Is there any way to force a compiler or an assembler to only generate RIP-relative addressing code?
I am trying to find a way to provide a mapping from conventional programming models to a Turing complete abstract model of computation.
This seems to be related to your discussion in comments on
Is C actually Turing-complete? on cs.SE (which I happened to see recently before you posted this).
Note that PC-relative addressing doesn't help you achieve unbounded storage. The required data size can be an unbounded amount larger than the code size, so the offset part of PC-relative addressing would need to be of unbounded size. (And it normally is only usable for static storage.)

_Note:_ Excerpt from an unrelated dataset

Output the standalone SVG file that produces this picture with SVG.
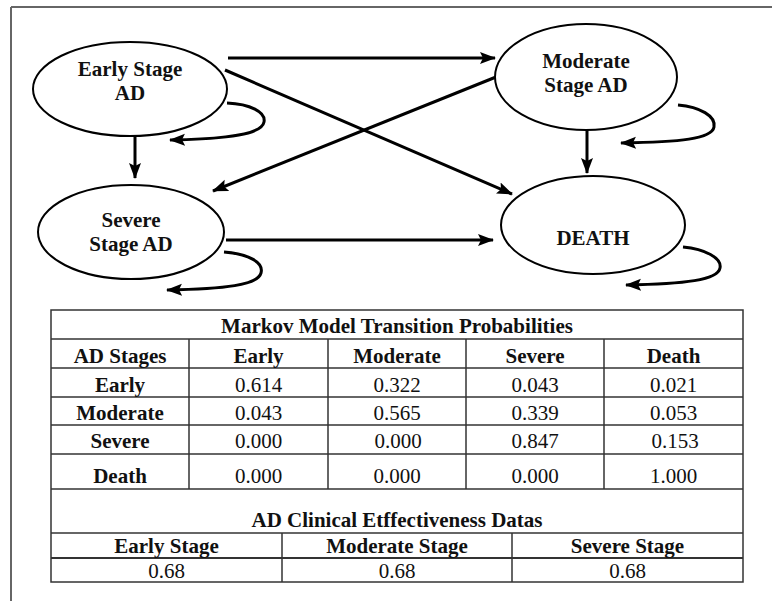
<svg xmlns="http://www.w3.org/2000/svg" width="772" height="601" viewBox="0 0 772 601">
<defs>
<marker id="ah" markerUnits="userSpaceOnUse" markerWidth="18" markerHeight="14" refX="15" refY="7" orient="auto">
<path d="M0,1 L16,7 L0,13 L3,7 z" fill="#000"/>
</marker>
<style>
.node ellipse{fill:#fff;stroke:#000;stroke-width:2}
.nt{font-family:"Liberation Serif","Times New Roman",serif;font-weight:bold;font-size:21px;text-anchor:middle;fill:#111}
.conn path,.conn line{fill:none;stroke:#000;stroke-width:3;marker-end:url(#ah)}
.grid line{stroke:#333;stroke-width:1.5}
.tb{font-family:"Liberation Serif","Times New Roman",serif;font-weight:bold;font-size:21px;text-anchor:middle;fill:#111}
.tv{font-family:"Liberation Serif","Times New Roman",serif;font-size:21px;text-anchor:middle;fill:#111}
</style>
</defs>
<rect width="772" height="601" fill="#fff"/>
<g id="frame" stroke="#666" stroke-width="2" fill="none">
<line x1="11" y1="7" x2="772" y2="7"/>
<line x1="11" y1="7" x2="11" y2="601"/>
</g>

<g class="conn" id="connectors">
<line x1="228" y1="58" x2="495" y2="58"/>
<line x1="225" y1="70" x2="512" y2="194"/>
<line x1="496" y1="77" x2="213" y2="191"/>
<line x1="135" y1="136" x2="135" y2="178"/>
<line x1="226" y1="240" x2="493" y2="240"/>
<line x1="587" y1="130" x2="587" y2="173"/>
<path d="M227,103 C250,104 266,112 264,122 C262,134 230,139 170,140"/>
<path d="M224,252 C248,254 264,262 261,273 C258,285 225,289 167,290"/>
<path d="M678,105 C700,107 716,116 714,127 C712,139 680,142 621,143"/>
<path d="M683,247 C705,249 722,258 720,268 C718,280 685,284 626,285"/>
</g>

<g class="node" id="early">
<ellipse cx="130" cy="89" rx="97" ry="47"/>
<text class="nt" x="130" y="76">Early Stage</text>
<text class="nt" x="130" y="100">AD</text>
</g>
<g class="node" id="moderate">
<ellipse cx="586" cy="77" rx="91" ry="53"/>
<text class="nt" x="586" y="68">Moderate</text>
<text class="nt" x="586" y="92">Stage AD</text>
</g>
<g class="node" id="severe">
<ellipse cx="131" cy="232" rx="93" ry="47"/>
<text class="nt" x="131" y="227">Severe</text>
<text class="nt" x="131" y="251">Stage AD</text>
</g>
<g class="node" id="death">
<ellipse cx="593" cy="225" rx="92" ry="49"/>
<text class="nt" x="593" y="245">DEATH</text>
</g>

<g id="table">
<rect x="51" y="310" width="692" height="272" fill="#fff" stroke="#333" stroke-width="1.5"/>
<g class="grid">
<line x1="51" y1="339" x2="743" y2="339"/>
<line x1="51" y1="368" x2="743" y2="368"/>
<line x1="51" y1="397" x2="743" y2="397"/>
<line x1="51" y1="425" x2="743" y2="425"/>
<line x1="51" y1="454" x2="743" y2="454"/>
<line x1="51" y1="489" x2="743" y2="489"/>
<line x1="189" y1="339" x2="189" y2="489"/>
<line x1="328" y1="339" x2="328" y2="489"/>
<line x1="466" y1="339" x2="466" y2="489"/>
<line x1="604" y1="339" x2="604" y2="489"/>
<line x1="51" y1="533" x2="743" y2="533"/>
<line x1="51" y1="558" x2="743" y2="558" style="stroke-width:2.2"/>
<line x1="282" y1="533" x2="282" y2="582"/>
<line x1="512" y1="533" x2="512" y2="582"/>
</g>
<text class="tb" x="397" y="333">Markov Model Transition Probabilities</text>
<text class="tb" x="120" y="363">AD Stages</text>
<text class="tb" x="258.5" y="363">Early</text>
<text class="tb" x="397" y="363">Moderate</text>
<text class="tb" x="535" y="363">Severe</text>
<text class="tb" x="673.5" y="363">Death</text>

<text class="tb" x="120" y="392">Early</text>
<text class="tv" x="258.5" y="392">0.614</text>
<text class="tv" x="397" y="392">0.322</text>
<text class="tv" x="535" y="392">0.043</text>
<text class="tv" x="673.5" y="392">0.021</text>

<text class="tb" x="120" y="420">Moderate</text>
<text class="tv" x="258.5" y="420">0.043</text>
<text class="tv" x="397" y="420">0.565</text>
<text class="tv" x="535" y="420">0.339</text>
<text class="tv" x="673.5" y="420">0.053</text>

<text class="tb" x="120" y="448">Severe</text>
<text class="tv" x="258.5" y="448">0.000</text>
<text class="tv" x="398" y="448">0.000</text>
<text class="tv" x="535" y="448">0.847</text>
<text class="tv" x="675" y="448">0.153</text>

<text class="tb" x="120" y="483">Death</text>
<text class="tv" x="258.5" y="483">0.000</text>
<text class="tv" x="397" y="483">0.000</text>
<text class="tv" x="535" y="483">0.000</text>
<text class="tv" x="673.5" y="483">1.000</text>

<text class="tb" x="397" y="527">AD Clinical Etffectiveness Datas</text>
<text class="tb" x="166.5" y="553">Early Stage</text>
<text class="tb" x="397" y="553">Moderate Stage</text>
<text class="tb" x="627.5" y="553">Severe Stage</text>
<text class="tv" x="166.5" y="578">0.68</text>
<text class="tv" x="397" y="578">0.68</text>
<text class="tv" x="627.5" y="578">0.68</text>
</g>
</svg>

I thought you were suggesting having pointers that were relative to their own addresses (not to code), which would still require unbounded register widths for a traditional ISA like x86-64 so you might as well just use the Random Access Machine abstract model of computation. x86-64 needs the whole absolute address in a register, or at least 2 parts that sum to the absolute address. ([base + idx*scale]
where scale is a 2-bit left shift).
add rdi, [rdi]
adds a pointed-to offset to a pointer (like C ptr += *ptr
), but still needs the result to fit in a register.
If you mean stopping compilers from using absolute memory addressing for static data, then yes, that's easy, use gcc -fPIE
or -fPIC
.
But if you mean use only [rip + rel32]
addressing, never [reg]
or any subset of the general [base + idx*scale + disp0/8/32]
alternative to [RIP + rel32]
, then no, of course not for real-world compilers. RIP-relative addressing can only access static storage, so limiting yourself to that would mean no stack space and no pointers. x86-64's only RIP-relative addressing mode is [rip + rel32]
where the rel32 is a constant embedded in the machine code, not a register value.
(Perhaps you could use self-modifying code to modify the rel32
of a RIP+rel32 addressing mode, but no mainstream compiler will do that. It's not obvious how you'd manage re-entrancy for stack space with only one copy of a function's machine code that you're modifying, but perhaps keeping the right data in stack space would let you restore the caller's rel32 offsets).
In hand-written asm, you can of course do whatever you want, but limiting yourself to rewriting rel32 displacements makes it (strictly?) less powerful than vanilla x86-64, not more Turing complete.
If you're looking for an addressing mode like [PC + other_register]
, I think 32-bit ARM has that. It has indexed addressing, and the program counter is accessible as one of the 16 general-purpose registers (unlike in AArch64). So that would let you do PC-relative indexing of static arrays. Again, not that this helps in any obvious way. For any given instruction at a fixed PC to address any of an unbounded number of memory locations, the "other register" would have to have unbounded width.
Unbounded Turing-complete C:
I believe this is impossible unless you loosen the language to remove the fact that every type (including pointers) has some fixed width decided ahead of time, not based on the size of the input you want to deal with.
A Turing-complete C implementation could call malloc
in a loop an unbounded number of times, for example reading lines of input with fgets
and adding each line as it arrives into a binary tree with a standard recursive approach. Using a standard node layout based on C pointers:
struct node { struct node *left, *right; const char *str; };
. Then later traverse that tree and output the lines in sorted order.
For a tree to work, any existing node needs to be able to point to a newly-allocated note. Section-relative addressing doesn't get you any closer to that, as far as I can see. This binary-tree example might be a good litmus test for unbounded C, involving pointers to other objects with an arrangement depending on the input.
What you describe in comments seems to be writing local parts of a UTM state machine in x86 asm, with each state having its own 2GiB memory space and the ability to jump forward or backward to the next state. There's no clear way to have true random access or real pointers, only within the code for one state.
Using a finite C implementation for each step of a UTM doesn't give you an overall Turing-complete C implementation, it gives you a Turing machine with tape-like non-random-access when your problem sizes exceed what you can do inside one "state" or "memory bank" or whatever you call it.